When British workers stood against slavery

Submitted by Anon on 21 October, 2005 - 5:50

The export of cotton from the US South was a major factor in the growth of British industry during the 19th century. The blockade of Southern ports by the Union navy resulted in a major crisis. By July 1862, Britain’s supply of raw cotton stood at one third of the normal level. Three quarters of British cotton-mill workers were unemployed or on short time.

For this reason, and because of their general hostility to democratic ideas, the British ruling class leaned heavily towards the Confederacy. Leading members of Palmerston’s Whig government, including Chancellor of the Exchequer and future Prime Minister William Gladstone, openly favoured British intervention to lift the Northern blockade and help establish Confederate independence.

Despite the fact that its members’ immediate economic interests were under threat, the British workers’ movement - including in the Lancashire textile towns - overwhelmingly opposed intervention and stood solid “for Lincoln and liberty”.
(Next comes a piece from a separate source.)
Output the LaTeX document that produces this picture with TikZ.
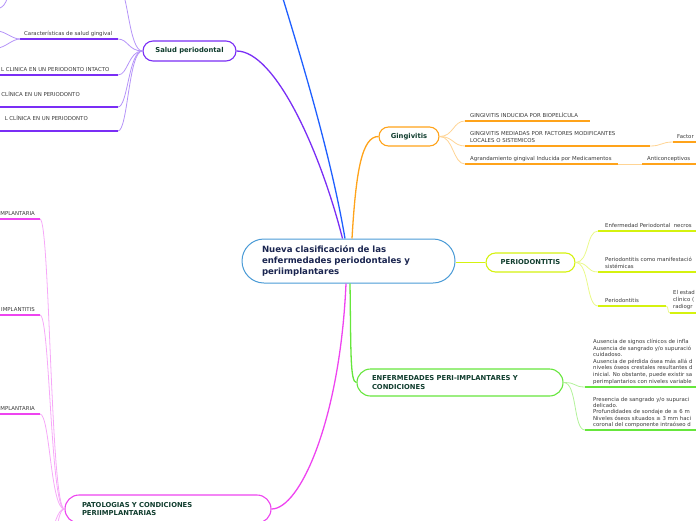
\documentclass[tikz,border=0pt]{standalone}
\usepackage{fontspec}
\setmainfont{DejaVu Sans}
\definecolor{cblue}{HTML}{4A9BD6}
\definecolor{navy}{HTML}{1A2550}
\definecolor{dgreen}{HTML}{103D2E}
\definecolor{tgray}{HTML}{3A3A3A}
\definecolor{lblue}{HTML}{1F5FFF}
\definecolor{purp}{HTML}{7A2EF5}
\definecolor{purpl}{HTML}{B594F8}
\definecolor{orng}{HTML}{FFA31A}
\definecolor{orngl}{HTML}{FFD494}
\definecolor{ygrn}{HTML}{D5F20F}
\definecolor{ygrnl}{HTML}{EAF98A}
\definecolor{grn}{HTML}{66E63C}
\definecolor{grnl}{HTML}{B2F29A}
\definecolor{mag}{HTML}{EE44F0}
\definecolor{magl}{HTML}{F6A8F8}
\begin{document}
\begin{tikzpicture}[x=1pt,y=-1pt,
  central/.style={draw=cblue, line width=1pt, fill=white, rounded corners=22pt,
    minimum width=213pt, minimum height=44pt, text width=173pt, align=left,
    text=navy, inner sep=0pt, font=\fontsize{8.6}{11.3}\selectfont\bfseries},
  topic/.style={line width=1.1pt, fill=white, inner sep=0pt, text=dgreen,
    font=\fontsize{6.8}{8.3}\selectfont\bfseries},
  lbl/.style={inner sep=0pt, text=tgray, align=left, font=\fontsize{5.4}{7}\selectfont},
  main/.style={line width=1.3pt},
  conn/.style={line width=0.8pt},
  ul/.style={line width=1.5pt}]
\useasboundingbox (0,0) rectangle (696,520);
\begin{scope}
\clip (0,0) rectangle (696,520);

% ---------- nodes ----------
\node[central] (c) at (348.5,261) {Nueva clasificación de las\\enfermedades periodontales y\\periimplantares};
\node[topic, draw=purp, minimum width=93pt, minimum height=20pt, rounded corners=10pt] (sp) at (189.5,51) {Salud periodontal};
\node[topic, draw=orng, minimum width=60pt, minimum height=19pt, rounded corners=9.5pt] (gi) at (409,136.5) {Gingivitis};
\node[topic, draw=ygrn, minimum width=89pt, minimum height=19pt, rounded corners=9.5pt] (pe) at (530.5,262.5) {PERIODONTITIS};
\node[topic, draw=grn, minimum width=206pt, minimum height=27pt, rounded corners=13.5pt, text width=176pt, align=left] (ep) at (460,382.5) {ENFERMEDADES PERI-IMPLANTARES Y\\CONDICIONES};
\node[topic, draw=mag, minimum width=206pt, minimum height=28pt, rounded corners=14pt, text width=172pt, align=left] (pa) at (168,509) {PATOLOGIAS Y CONDICIONES\\PERIIMPLANTARIAS};

% ---------- main connectors ----------
\coordinate (topend) at (281,-8);
\draw[main, lblue] ([xshift=-3.5pt]c.north) .. controls (330,150) and (297,45) .. (topend);
\draw[main, purp] ([xshift=-6pt]c.north) .. controls (320,150) and (275,51) .. (sp.east);
\draw[main, orng] ([xshift=3.5pt]c.north) .. controls (356,170) and (362,136.5) .. (gi.west);
\draw[main, ygrn] (c.east |- pe.west) -- (pe.west);
\draw[main, grn] ([xshift=1.5pt]c.south) .. controls (351,350) and (350,382.5) .. (ep.west);
\draw[main, mag] ([xshift=-2.5pt]c.south) .. controls (340,420) and (300,509) .. (pa.east);

% ---------- Salud periodontal ----------
\coordinate (s0) at (118,-14);
\coordinate (s1a) at (20,39);  \coordinate (s1b) at (118,39);
\coordinate (s2a) at (-5,75);  \coordinate (s2b) at (118,75);
\coordinate (s3a) at (-5,107); \coordinate (s3b) at (118,107);
\coordinate (s4a) at (-5,131); \coordinate (s4b) at (118,131);
\coordinate (sc1) at (-3,31);  \coordinate (sc2) at (-3,48);
\coordinate (tl1) at (-2,9);   \coordinate (tl2) at (8,-3);
\foreach \t in {s0,s1b,s2b,s3b,s4b}
  \draw[conn, purpl] (sp.west) .. controls +(-14,0) and +(10,0) .. (\t);
\foreach \u in {1,2,3,4}
  \draw[ul, purp] (s\u a) -- (s\u b);
\draw[conn, purpl] (s1a) .. controls +(-8,0) and +(8,0) .. (sc1);
\draw[conn, purpl] (s1a) .. controls +(-8,0) and +(8,0) .. (sc2);
\draw[conn, purpl] (tl1) .. controls (4,6) .. (tl2);
\node[lbl, anchor=base west] (s1t) at (24,35) {Características de salud gingival};
\node[lbl, anchor=base west] (s2t) at (1,71) {L CLINICA EN UN PERIODONTO INTACTO};
\node[lbl, anchor=base east] (s3t) at (80,96) {CLÍNICA EN UN PERIODONTO};
\node[lbl, anchor=base east] (s4t) at (88,120) {L CLÍNICA EN UN PERIODONTO};

% ---------- Gingivitis ----------
\coordinate (g1a) at (465,121); \coordinate (g1b) at (590,121);
\coordinate (g2a) at (465,146); \coordinate (g2b) at (650,146);
\coordinate (g3a) at (465,164); \coordinate (g3b) at (618,164);
\coordinate (g2ca) at (673,142); \coordinate (g2cb) at (700,142);
\coordinate (g3ca) at (642,164); \coordinate (g3cb) at (700,164);
\foreach \t in {g1a,g2a,g3a}
  \draw[conn, orngl] (gi.east) .. controls +(14,0) and +(-12,0) .. (\t);
\draw[conn, orngl] (g2b) .. controls +(12,0) and +(-12,0) .. (g2ca);
\draw[conn, orngl] (g3b) -- (g3ca);
\foreach \a/\b in {g1a/g1b,g2a/g2b,g3a/g3b,g2ca/g2cb,g3ca/g3cb}
  \draw[ul, orng] (\a) -- (\b);
\node[lbl, anchor=base west] (g1t) at (470,117) {GINGIVITIS INDUCIDA POR BIOPELÍCULA};
\node[lbl, anchor=north west] (g2t) at (470,131) {GINGIVITIS MEDIADAS POR FACTORES MODIFICANTES\\LOCALES O SISTEMICOS};
\node[lbl, anchor=base west] (g3t) at (470,160) {Agrandamiento gingival Inducida por Medicamentos};
\node[lbl, anchor=base west] (g2ct) at (677,138) {Factor};
\node[lbl, anchor=base west] (g3ct) at (647,160) {Anticonceptivos};

% ---------- Periodontitis ----------
\coordinate (p1a) at (598,231); \coordinate (p1b) at (700,231);
\coordinate (p2a) at (598,272); \coordinate (p2b) at (700,272);
\coordinate (p3a) at (598,306); \coordinate (p3b) at (666,306);
\coordinate (p3ca) at (670,313); \coordinate (p3cb) at (700,313);
\foreach \t in {p1a,p2a,p3a}
  \draw[conn, ygrnl] (pe.east) .. controls +(14,0) and +(-12,0) .. (\t);
\draw[conn, ygrnl] (p3b) .. controls +(3,0) and +(-3,0) .. (p3ca);
\foreach \a/\b in {p1a/p1b,p2a/p2b,p3a/p3b,p3ca/p3cb}
  \draw[ul, ygrn] (\a) -- (\b);
\node[lbl, anchor=base west] (p1t) at (605,227) {Enfermedad Periodontal\ \ necros};
\node[lbl, anchor=north west] (p2t) at (605,257) {Periodontitis como manifestació\\sistémicas};
\node[lbl, anchor=base west] (p3t) at (605,302) {Periodontitis};
\node[lbl, anchor=north west] (p3ct) at (673,290) {El estad\\clínico (\\radiogr};

% ---------- Enfermedades peri-implantares ----------
\coordinate (e1a) at (585,387); \coordinate (e1b) at (700,387);
\coordinate (e2a) at (585,430); \coordinate (e2b) at (700,430);
\foreach \t in {e1a,e2a}
  \draw[conn, grnl] (ep.east) .. controls +(14,0) and +(-12,0) .. (\t);
\foreach \a/\b in {e1a/e1b,e2a/e2b}
  \draw[ul, grn] (\a) -- (\b);
\node[lbl, anchor=north west, font=\fontsize{5.4}{6.6}\selectfont] (e1t) at (593,339) {Ausencia de signos clínicos de infla\\Ausencia de sangrado y/o supuració\\cuidadoso.\\Ausencia de pérdida ósea más allá d\\niveles óseos crestales resultantes d\\inicial. No obstante, puede existir sa\\perimplantarios con niveles variable};
\node[lbl, anchor=north west, font=\fontsize{5.4}{6.3}\selectfont] (e2t) at (593,397) {Presencia de sangrado y/o supuraci\\delicado.\\Profundidades de sondaje de ≥ 6 m\\Niveles óseos situados ≥ 3 mm haci\\coronal del componente intraóseo d};

% ---------- Patologias ----------
\coordinate (t1a) at (-5,219); \coordinate (t1b) at (40,219);
\coordinate (t2a) at (-5,315); \coordinate (t2b) at (40,315);
\coordinate (t3a) at (-5,414); \coordinate (t3b) at (40,414);
\coordinate (t4) at (38,580);  \coordinate (t5) at (44,640);
\foreach \t in {t1b,t2b,t3b,t4,t5}
  \draw[conn, magl] (pa.west) .. controls +(-14,0) and +(10,0) .. (\t);
\foreach \u in {1,2,3}
  \draw[ul, mag] (t\u a) -- (t\u b);
\node[lbl, anchor=base east] (t1t) at (35,215) {MPLANTARIA};
\node[lbl, anchor=base east] (t2t) at (35,311) {IMPLANTITIS};
\node[lbl, anchor=base east] (t3t) at (35,410) {MPLANTARIA};
\end{scope}
\end{tikzpicture}
\end{document}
This was something of a puzzle to supporters of the slavocracy. Henry Hotze, a Swiss-born Alabamian who arrived in London in 1862 to work as a Southern propagandist, wrote: “The Lancashire operatives were the only class which as a class continues actively inimical to us. With them the unreasoning aversion to our institutions is as firmly rooted as in any part of New England.” But, as a former Chartist leader put it in February 1863: “The people had said there was something higher than work, more precious than cotton... it was right, and liberty, and doing justice, and bidding defiance to all wrong.”

Marx wrote to Engels in April 1863, describing this magnificent display of solidarity as “an act almost without precedent” in the history of the working class. Marx documented how, during the Civil War, a series of mass workers’ meetings in English towns from Newcastle to London, including pro-Confederate Liverpool, passed resolutions denouncing slavery and promising resistance to the threat of British military support for the Confederacy. (The population of the US responded by sending shiploads of aid to the unemployed workers of Lancashire.)

One such meeting was organised by the London Trades Union Council in March 1863; Marx considered it critical to process which led to the founding of the International Workingmen’s Association the following year. As the founding rules of the International put it:

“It was not the wisdom of the ruling classes, but the heroic resistance to their criminal folly by the working classes of England, that saved the west of Europe from plunging headlong into an infamous crusade for the propagation of slavery on the other side of the Atlantic.”

The job of socialists today is to revive this spirit of international working-class solidarity!